Dickinson College Humanities Program in Norwich

A Ramble in St. James Park

September 14, 2010 · 1 Comment

A few days ago, I took a stroll through one of London’s finest acres of greenery, St. James Park.   As to be expected with any of London’s parks, St. James was gorgeous.    A quintessentially English garden, St. James consists overgrown grasses, a long serpentine lake and plentiful randomized outcroppings of shrubs, bushes and trees in place of bright flowers and orderly manicured rows of plants typical of the English picturesque movement of the late 18th Century.
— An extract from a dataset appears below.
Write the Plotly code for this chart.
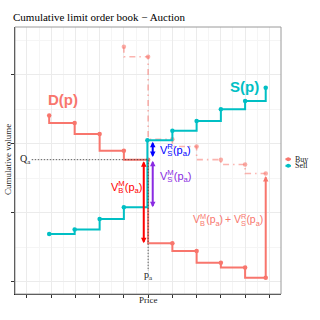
import plotly.graph_objects as go

# cumulative book, step curves (price, cumulative volume)
buy_price = [0.92, 1.97, 3, 4, 5, 6, 7, 8, 9, 9.85]
buy_volume = [24.1, 23.0, 21.4, 19.0, 17.7, 5.6, 4.5, 2.8, 2.1, 0.6]
sell_price = [0.92, 1.97, 3, 4, 4.97, 6, 7, 8, 9, 9.85]
sell_volume = [6.95, 7.6, 9.1, 10.8, 20.5, 21.9, 23.3, 25.0, 26.2, 28.1]

# buy curve with market orders added (dash-dot)
shift_price = [4, 5, 6, 7, 8, 9, 9.85]
shift_volume = [34.05, 32.6, 20.65, 19.6, 17.7, 17.0, 15.7]

# auction price / quantity
p_a = 5.0
q_a = 17.7

# arrows: (x, from, to)
arrow_vbm = (4.82, 17.7, 5.6)
arrow_vsr = (5.19, 20.5, 18.1)
arrow_vsm = (5.19, 17.75, 10.8)
arrow_sum = (9.85, 0.6, 15.35)

BUY = '#F8766D'
SELL = '#00BFC4'
SERIF = 'Liberation Serif'
SANS = 'Liberation Sans'

fig = go.Figure()

fig.add_trace(go.Scatter(x=shift_price, y=shift_volume, mode='lines+markers',
                         line=dict(color='rgba(248,118,109,0.55)', width=1.6, shape='vh',
                                   dash='6px,4px,1.5px,4px'),
                         marker=dict(size=4.5, color='rgba(248,118,109,0.6)')))
fig.add_trace(go.Scatter(x=buy_price, y=buy_volume, mode='lines+markers', name='Buy',
                         line=dict(color=BUY, width=2, shape='vh'),
                         marker=dict(size=4.5, color=BUY)))
fig.add_trace(go.Scatter(x=sell_price, y=sell_volume, mode='lines+markers', name='Sell',
                         line=dict(color=SELL, width=2, shape='hv'),
                         marker=dict(size=4.5, color=SELL)))

# dotted guides to Q_a and p_a
fig.add_trace(go.Scatter(x=[0.2, p_a], y=[q_a, q_a], mode='lines',
                         line=dict(color='#333333', width=0.8, dash='1.5px,1.5px')))
fig.add_trace(go.Scatter(x=[p_a, p_a], y=[q_a, 1.6], mode='lines',
                         line=dict(color='#333333', width=0.8, dash='1.5px,1.5px')))

ann = []


def arrow(a, color, both=True):
    x, y0, y1 = a
    ann.append(dict(x=x, y=y1, ax=x, ay=y0, xref='x', yref='y', axref='x', ayref='y',
                    text='', showarrow=True, arrowhead=2, arrowsize=0.55, arrowwidth=2,
                    arrowcolor=color, arrowside='end+start' if both else 'end',
                    startarrowhead=2, startarrowsize=0.55, standoff=0, startstandoff=0))


arrow(arrow_vbm, '#FF0000')
arrow(arrow_vsr, '#0000FF')
arrow(arrow_vsm, '#8A2BE2')
arrow(arrow_sum, BUY, both=False)

T = "<span style='color:rgba(0,0,0,0)'>{}</span>"


def stacked(x, y, pre, sup, sub, color, size=11):
    # sup and sub drawn on top of each other, like plotmath
    top = f"{pre}V<sup>{sup}</sup>(p<sub>a</sub>)"
    low = T.format(pre + 'V') + f"<sub>{sub}</sub><sup>" + T.format(sup) + "</sup>"
    for t in (top, low):
        ann.append(dict(x=x, y=y, xref='x', yref='y', text=t, showarrow=False,
                        xanchor='left', yanchor='middle',
                        font=dict(family=SANS, size=size, color=color)))


stacked(3.40, 13.75, '', 'M', 'B', '#FF0000')
stacked(5.39, 19.1, '', 'R', 'S', '#0000FF')
stacked(5.39, 15.4, '', 'M', 'S', '#8A2BE2')
stacked(6.75, 8.97, '', 'M', 'B', BUY, size=10.5)
stacked(8.10, 8.97, '+ ', 'R', 'S', BUY, size=10.5)

ann.append(dict(x=1.50, y=26.34, xref='x', yref='y', text='<b>D(p)</b>', showarrow=False,
                font=dict(family=SANS, size=15, color=BUY)))
ann.append(dict(x=8.96, y=28.36, xref='x', yref='y', text='<b>S(p)</b>', showarrow=False,
                font=dict(family=SANS, size=15, color=SELL)))
ann.append(dict(x=-0.04, y=q_a, xref='x', yref='y', text='Q<sub>a</sub>', showarrow=False,
                font=dict(family=SERIF, size=10, color='#222')))
ann.append(dict(x=p_a, y=0.87, xref='x', yref='y', text='p<sub>a</sub>', showarrow=False,
                font=dict(family=SERIF, size=10, color='#222')))

# axis titles
ann.append(dict(x=0.502, y=-0.0225, xref='paper', yref='paper', text='Price', showarrow=False,
                yanchor='middle', font=dict(family=SERIF, size=9, color='#222')))
ann.append(dict(x=-0.026, y=0.502, xref='paper', yref='paper', text='Cumulative volume',
                showarrow=False, textangle=-90, xanchor='center',
                font=dict(family=SERIF, size=9, color='#222')))

# legend, drawn by hand to keep the small ggplot keys
shapes = [dict(type='rect', xref='paper', yref='paper', x0=0, x1=1, y0=0, y1=1,
               line=dict(color='#9A9A9A', width=1), layer='above')]
for lab, col, yp in [('Buy', BUY, 0.5049), ('Sell', SELL, 0.4801)]:
    shapes.append(dict(type='line', xref='paper', yref='paper', x0=1.0168, x1=1.0373,
                       y0=yp, y1=yp, line=dict(color=col, width=2)))
    shapes.append(dict(type='circle', xref='paper', yref='paper',
                       x0=1.0272 - 0.0075, x1=1.0272 + 0.0075,
                       y0=yp - 0.0075, y1=yp + 0.0075,
                       fillcolor=col, line=dict(color=col, width=0)))
    ann.append(dict(x=1.0459, y=yp, xref='paper', yref='paper', text=lab, showarrow=False,
                    xanchor='left', yanchor='middle',
                    font=dict(family=SERIF, size=8, color='#222')))

fig.update_layout(
    width=320, height=320,
    margin=dict(l=13, r=39, t=27, b=26),
    plot_bgcolor='white', paper_bgcolor='white',
    showlegend=False,
    title=dict(text='Cumulative limit order book − Auction', x=13 / 320, xanchor='left',
               y=1 - 17.5 / 320, yanchor='middle',
               font=dict(family=SERIF, size=11, color='black')),
    xaxis=dict(range=[-0.49, 10.48], tick0=0, dtick=1, showticklabels=False,
               ticks='outside', ticklen=3, tickcolor='#333', tickwidth=1,
               showgrid=True, gridcolor='#EBEBEB', gridwidth=1,
               minor=dict(dtick=0.5, showgrid=True, gridcolor='#F5F5F5', gridwidth=0.6),
               zeroline=False, showline=True, linecolor='#222', linewidth=1),
    yaxis=dict(range=[-1.74, 36.9], tick0=0, dtick=10, showticklabels=False,
               ticks='outside', ticklen=3, tickcolor='#333', tickwidth=1,
               showgrid=True, gridcolor='#EBEBEB', gridwidth=1,
               minor=dict(dtick=5, showgrid=True, gridcolor='#F5F5F5', gridwidth=0.6),
               zeroline=False, showline=True, linecolor='#222', linewidth=1),
    annotations=ann,
    shapes=shapes,
)

fig.write_html("out.html", config={'displayModeBar': False},
               post_script="document.body.style.margin='0';")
Typically, gardens of the latter variety exist on the continent, where gardens, such as the famous gardens of Versailles and many others, exhibit the ornate, extravagant qualities of brightly coloured flowers placed in neat rows and circles.  The picturesque movement moved away from this doctrine and is seen throughout St. James.  In the park’s overgrown grasses and serpentine lake, a random, natural effect is created emblemizing the picturesque’s primary goal of replicating nature; an upholding of nature’s wilderness and natural beauty over the patterns and uniformity of continental gardens.

This is not to say, however, that St. James is not just as meticulously groomed as the gardens of Versailles.  St. James random look intended to replicate nature is neither easily accomplished nor maintained.  Countless effort goes into St. James Park by its numerous caretakers, as is true with all English gardens.  At the entrance to every one of London’s parks or green squares, there is a key to the garden demonstrating precisely the garden architect’s intent for the park and which areas contain which types of greenery.

However, there is a sense of hypocrisy to the picturesque.  With the effort that goes into making the park look natural, it is still a manmade area and not even the most gifted of garden architects can escape that fact.  St. James’ long winding serpentine lake may appear natural, but if one looks at the banks, they would see the concrete walls that enclose it, blatantly marking it an object of man’s creation.

Perhaps the picturesque quality of St. James and countless other gardens, both public and at the homes of the English, is another example of Kate Fox’s English hypocrisy.  The English seem to enjoy the idea of walking amidst untouched nature and seem willing to ignore the fact that their parks are endlessly manicured to achieve its natural look.  Either way, after spending a glorious afternoon within the park’s beautiful acres, I’m not complaining.

Categories: 2010 Luke

1 response so far ↓

  •   bowmanc // Sep 14th 2010 at 20:03

    Luke – I really like your point about hypocrisy in the park because it’s manmade. Pretty cool (well, actually pretty lame) how hypocrisy influences the parks as well. I’d be interested to see how prevalent man-made parks are in America.